2.2. «Откуда есть пошла» внутрироссийская польская колония?
Начало польской колониальной экспансии, положившей начало формированию культурных различий, связанно с событиями, последовавшими после заключения Кревской унии 1386 г. и издания Городельского привилея 1413 г.
Особенности процесса становления колониальных отношений заключались в том, что начало их связано с миссионерской деятельностью римско-католического духовенства на территории Великого княжества Литовского, в котором русское православное население и древнерусская культура были преобладающими.
Следует отметить, что по своему этническому характеру Римско-Католическая церковь была польской. В Великом княжестве Литовском эта Церковь, пришедшая с миссией из Польши, получила статус господствующей, так как великий князь литовский стал католическим государем. Православная церковь, как историческая Церковь подавляющего большинства западно-русского населения, оказалась в положении веротерпимой.
Образование Речи Посполитой усилило процесс проникновения польского католичества на территорию Великого княжества Литовского.
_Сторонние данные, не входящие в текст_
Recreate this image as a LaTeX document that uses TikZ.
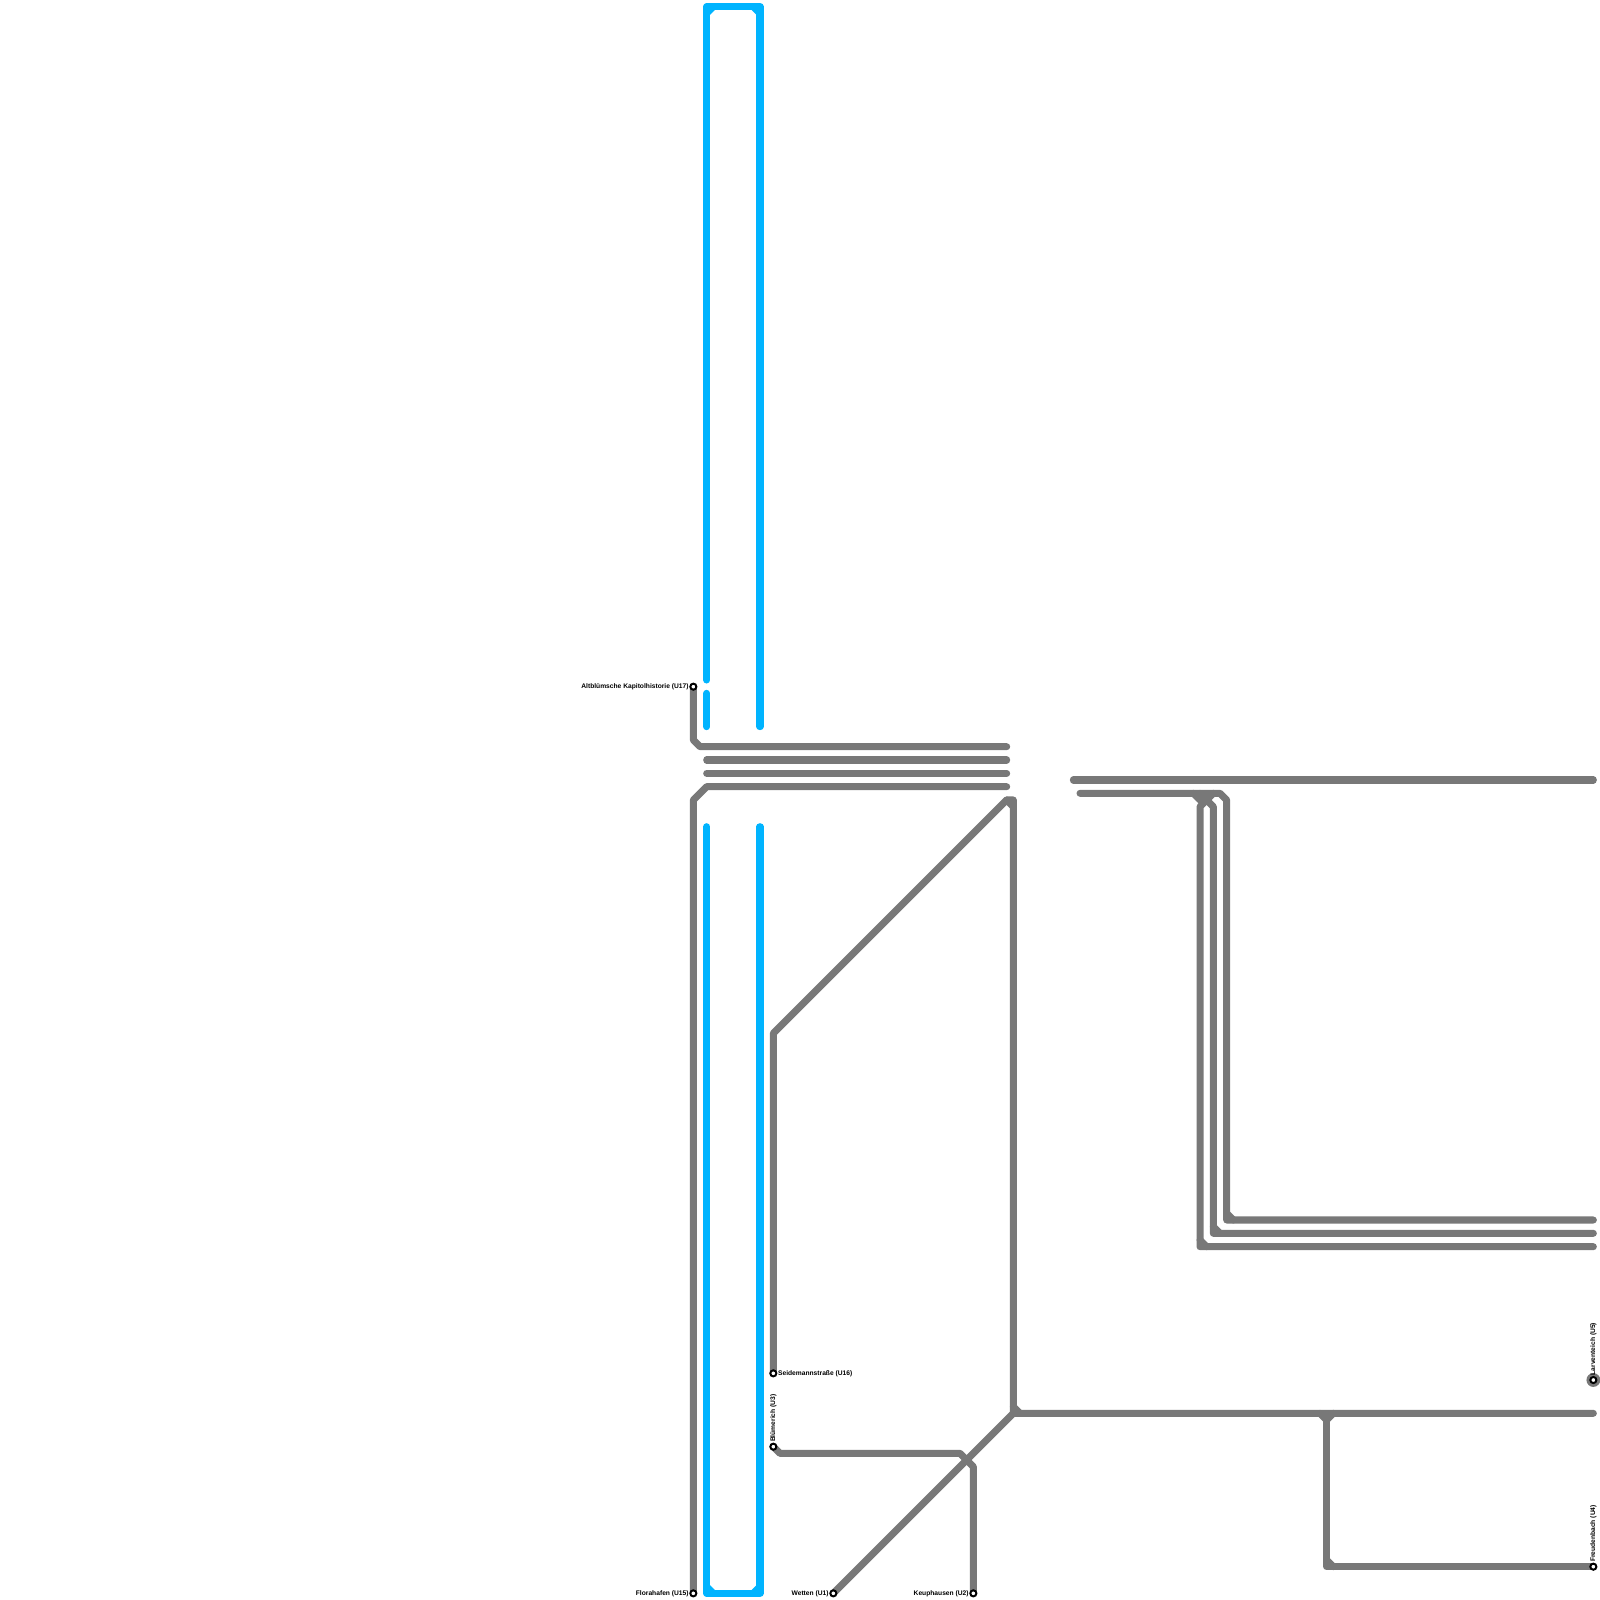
\documentclass[tikz,border=0pt]{standalone}
\usepackage{fontspec}
\setmainfont{Liberation Sans}
\usepackage{tikz}
\usetikzlibrary{positioning}

\definecolor{linegray}{HTML}{787878}
\definecolor{lineblue}{HTML}{00B4FF}

\tikzset{
    grayline/.style={draw=linegray, line width=3pt, line cap=round, line join=round},
    blueline/.style={draw=lineblue, line width=3pt, line cap=round, line join=round},
    stop/.style={draw=black, fill=white, circle, line width=0.85pt, inner sep=0pt, minimum size=2.6pt},
    halo/.style={fill=linegray, circle, inner sep=0pt, minimum size=5.9pt},
    stoplabel/.style={inner sep=0.1pt, font=\fontsize{2.85}{3.4}\selectfont\bfseries}
}

\begin{document}
\begin{tikzpicture}[x=0.2cm, y=-0.2cm]
        \useasboundingbox (0, 0) rectangle (120, 120);

        % blue, upper part
        \coordinate (A1) at (53, 51);
        \coordinate (A2) at (53, 0.5);
        \coordinate (A3) at (57, 0.5);
        \coordinate (A4) at (57, 54.5);
        \coordinate (A5) at (53, 1);
        \coordinate (A6) at (53.5, 0.5);
        \coordinate (A7) at (56.5, 0.5);
        \coordinate (A8) at (57, 1);
        \coordinate (A9) at (53, 52);
        \coordinate (A10) at (53, 54.5);

        \draw [blueline] (A1) -- (A2) -- (A3) -- (A4);
        \draw [blueline] (A5) -- (A6);
        \draw [blueline] (A7) -- (A8);
        \draw [blueline] (A9) -- (A10);

        % blue, lower part
        \coordinate (B1) at (53, 62);
        \coordinate (B2) at (53, 119.5);
        \coordinate (B3) at (57, 119.5);
        \coordinate (B4) at (57, 62);
        \coordinate (B5) at (53, 119);
        \coordinate (B6) at (53.5, 119.5);
        \coordinate (B7) at (56.5, 119.5);
        \coordinate (B8) at (57, 119);

        \draw [blueline] (B1) -- (B2) -- (B3) -- (B4);
        \draw [blueline] (B5) -- (B6);
        \draw [blueline] (B7) -- (B8);

        % stations
        \coordinate (U17) at (52, 51.5);
        \coordinate (U15) at (52, 119.5);
        \coordinate (U16) at (58, 103);
        \coordinate (U3) at (58, 108.5);
        \coordinate (U1) at (62.5, 119.5);
        \coordinate (U2) at (73, 119.5);
        \coordinate (U4) at (119.5, 117.5);
        \coordinate (U5) at (119.5, 103.5);

        % horizontal bundle
        \coordinate (C1) at (52, 55.5);
        \coordinate (C2) at (52.5, 56);
        \coordinate (C3) at (75.5, 56);
        \coordinate (C4) at (53, 57);
        \coordinate (C5) at (75.5, 57);
        \coordinate (C6) at (53, 58);
        \coordinate (C7) at (75.5, 58);
        \coordinate (C8) at (75.5, 59);
        \coordinate (C9) at (53, 59);
        \coordinate (C10) at (52, 60);

        \draw [grayline] (U17) -- (C1) -- (C2) -- (C3);
        \draw [grayline] (C4) -- (C5);
        \draw [grayline] (C6) -- (C7);
        \draw [grayline] (C8) -- (C9) -- (C10) -- (U15);

        % middle
        \coordinate (D1) at (58, 77.5);
        \coordinate (D2) at (75.5, 60);
        \coordinate (D3) at (76, 60);
        \coordinate (D4) at (76, 60.5);
        \coordinate (D5) at (76, 106);
        \coordinate (D6) at (119.5, 106);
        \coordinate (D7) at (76, 105.5);
        \coordinate (D8) at (76.5, 106);

        \draw [grayline] (U16) -- (D1) -- (D2) -- (D3) -- (D5) -- (D6);
        \draw [grayline] (D2) -- (D4);
        \draw [grayline] (D7) -- (D8);
        \draw [grayline] (U1) -- (D5);

        \coordinate (E1) at (58.5, 109);
        \coordinate (E2) at (72, 109);
        \coordinate (E3) at (73, 110);

        \draw [grayline] (U3) -- (E1) -- (E2) -- (E3) -- (U2);

        % branch down to U4
        \coordinate (F1) at (99, 106);
        \coordinate (F2) at (99.5, 106.5);
        \coordinate (F3) at (100, 106);
        \coordinate (F4) at (99.5, 117.5);
        \coordinate (F5) at (99.5, 117);
        \coordinate (F6) at (100, 117.5);

        \draw [grayline] (F1) -- (F2) -- (F3);
        \draw [grayline] (F2) -- (F4) -- (U4);
        \draw [grayline] (F5) -- (F6);

        % right bundle
        \coordinate (G1) at (80.5, 58.5);
        \coordinate (G2) at (119.5, 58.5);
        \coordinate (G3) at (81, 59.5);
        \coordinate (G4) at (91.5, 59.5);
        \coordinate (G5) at (92, 60);
        \coordinate (G6) at (92, 91.5);
        \coordinate (G7) at (119.5, 91.5);
        \coordinate (G8) at (92, 91);
        \coordinate (G9) at (92.5, 91.5);

        \coordinate (H1) at (90, 59.5);
        \coordinate (H2) at (91, 60.5);
        \coordinate (H3) at (91, 92.5);
        \coordinate (H4) at (119.5, 92.5);
        \coordinate (H5) at (91, 92);
        \coordinate (H6) at (91.5, 92.5);

        \coordinate (I1) at (91, 59.5);
        \coordinate (I2) at (90, 60.5);
        \coordinate (I3) at (90, 93.5);
        \coordinate (I4) at (119.5, 93.5);
        \coordinate (I5) at (90, 93);
        \coordinate (I6) at (90.5, 93.5);
        \coordinate (I7) at (89.5, 59.5);
        \coordinate (I8) at (90, 60);

        \draw [grayline] (G1) -- (G2);
        \draw [grayline] (G3) -- (G4) -- (G5) -- (G6) -- (G7);
        \draw [grayline] (G8) -- (G9);
        \draw [grayline] (H1) -- (H2) -- (H3) -- (H4);
        \draw [grayline] (H5) -- (H6);
        \draw [grayline] (I1) -- (I2) -- (I3) -- (I4);
        \draw [grayline] (I5) -- (I6);
        \draw [grayline] (I7) -- (I8);

        % station marks and names
        \node [halo] (U5halo) at (U5) {};
        \node [stop] (U17stop) at (U17) {};
        \node [stop] (U15stop) at (U15) {};
        \node [stop] (U16stop) at (U16) {};
        \node [stop] (U3stop) at (U3) {};
        \node [stop] (U1stop) at (U1) {};
        \node [stop] (U2stop) at (U2) {};
        \node [stop] (U4stop) at (U4) {};
        \node [stop] (U5stop) at (U5) {};

        \node [stoplabel, left=0pt of U17stop] (U17name) {Altblümsche Kapitolhistorie (U17)};
        \node [stoplabel, left=0pt of U15stop] (U15name) {Florahafen (U15)};
        \node [stoplabel, right=0pt of U16stop] (U16name) {Seidemannstraße (U16)};
        \node [stoplabel, left=0pt of U1stop] (U1name) {Wetten (U1)};
        \node [stoplabel, left=0pt of U2stop] (U2name) {Keuphausen (U2)};
        \node [stoplabel, rotate=90, anchor=west] (U3name) at (U3stop.north) {Blümerich (U3)};
        \node [stoplabel, rotate=90, anchor=west] (U4name) at (U4stop.north) {Freudenbach (U4)};
        \node [stoplabel, rotate=90, anchor=west] (U5name) at (U5stop.north) {Larventeich (U5)};
    \end{tikzpicture}
\end{document}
Начавшийся процесс окатоличения западнорусской элиты с неизбежностью приводил её к усвоению высокой польской культуры, которая отделяла магнатов и шляхту от культуры западно-русской, остававшейся достоянием низших социальных слоев населения
[65].
Постепенный переход большей части православного населения в унию придал формировавшейся на протяжении XVII — первой трети XIX в. культурной дистанции определенную специфику, в целом усилив социокультурные различия между ополяченной местной шляхтой и эксплуатируемым крепостным крестьянством. Поэтому процесс полонизации западно-русской шляхты явился, по сути, процессом формирования новых колониальных отношений.